Taxpayers give Eskom R54bn; SA’s Tencent tourism deal; airline groundings; Pick n Pay; Deloitte

By Jackie Cameron

  • Taxpayers are to fund another R54bn to bail out Eskom. The Special Appropriation Bill will see the government give the troubled power utility R26bn in the year through March and R33bn the following year, according to Bloomberg. Eskom has amassed R450bn in debt and isn’t generating enough cash to cover its costs. The R59bn grant, which was first announced in July, is in addition to a three-year, R69bn bailout that was approved in February.
  • Eskom wants Deloitte to pay back about R200m after it benefitted from corrupt arrangements with the power utility. The state-owned power utility Eskom says the accountancy and advisory firm must return R208m ($14m) that it alleges were overpriced contracts. President Cyril Ramaphosa has also called on citizens to start paying their electricity bills. The Deloitte contracts were awarded during the tenure of former Chief Financial Officer Anoj Singh and ex-senior executive Prish Govender, points out Bloomberg. Both individuals have been tied to corruption probes at the utility. They deny wrongdoing. “Deloitte was granted contracts when their prices were five times higher than those of their competitors,” said Jabu Mabuza, Eskom’s acting chief executive officer, in a statement. Correct procedures were not followed and in some cases proposals were submitted before tenders had been announced, he reportedly said. Deloitte disputed the allegations saying it’s been in talks with Eskom for “some time” over the matter and had explained the processes that were followed.

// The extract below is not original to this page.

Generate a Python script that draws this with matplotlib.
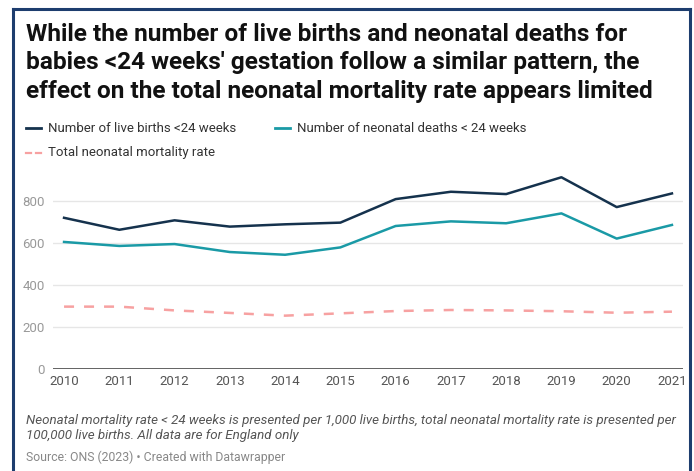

  • The Democratic Alliance is imploding, political analysts warn, as the election of Helen Zille to a top post sparks the resignation of Johannesburg mayor Herman Mashaba. DA leader Mmusi Maimane appears to be on the brink of leaving, too. An all-white candidate pool for one of the DA’s top posts led to the elevation of a divisive former party leader, and has pitted its senior white and black leaders against each other, reports Bloomberg. The months of infighting erupted into the open just months after the ANC achieved its worst-ever national election result in May, winning 57.5% of the vote, says the news wire. “If the ANC plays its cards right they are going to bounce back out of this,” said Ralph Mathekga, an analyst and author of books on South African politics. “When the DA suffers, the quality of the opposition in South Africa suffers. It will no longer be a guard dog to the ANC.”
  • SAA, Mango, Comair, Kulula and British Airways flights have been the focus of inspections by the regulator. Some flights were grounded, reports Bloomberg. The four airlines operating in South Africa were forced to delay flights and ground some planes after a local regulator ordered checks following inspections of a technical and maintenance provider, it says. The move by South Africa’s Civil Aviation Authority was an act of precaution, according to Transport Minister Fikile Mbalula, who declined to be more specific to Bloomberg journalists.
  • Goldman Sachs Group Inc. sees a silver lining for South Africa: The economy is at its lowest point and the only way is up, says Bloomberg.“ The bad news is we are at 0.6% growth for 2019,” Colin Coleman, a partner and head of sub-Saharan Africa for the New York-based bank, is reported as saying. “The good news is our growth outlook has risk to the upside, there is no risk to the downside, because we are at the bottom.” Goldman Sachs has long been bullish on South Africa’s prospects, with the bank’s economists in May last year predicting an expansion of 2.4% for 2018. The economy expanded 0.8% last year, says Bloomberg.
  • South Africa has signed a two-year agreement with Chinese Internet firm Tencent, which will use its popular WeChat platform to market tourism to millions in China, reports Reuters. South Africa is targeting key untapped tourist markets such as China and India as it promotes tourism as a catalyst to help kick-start its struggling economy, says the news wire service. Travel and tourism, says Reuters, contributed around R426bn ($29bn), just under 9% of GDP, to South Africa’s economy in 2018, making it the largest tourism market on the continent, the World Travel and Tourism Council says.
  • Looking at the JSE, retailer Pick n Pay was the best-performer on the day. Its share price jumped an impressive 10% on the back of news that saw a rise of almost 10% in first-half earnings. Other retailers that performed well on the JSE by the close of trade on Tuesday were Truworths, which gained just over 9%, Mr Price which went up more than 7% and Spar which moved up by more than 5%. Major losers of the day included Sasol, down just over 7%, and Kumba Iron Ore, which was not far behind and shed about 6% of its value on Tuesday.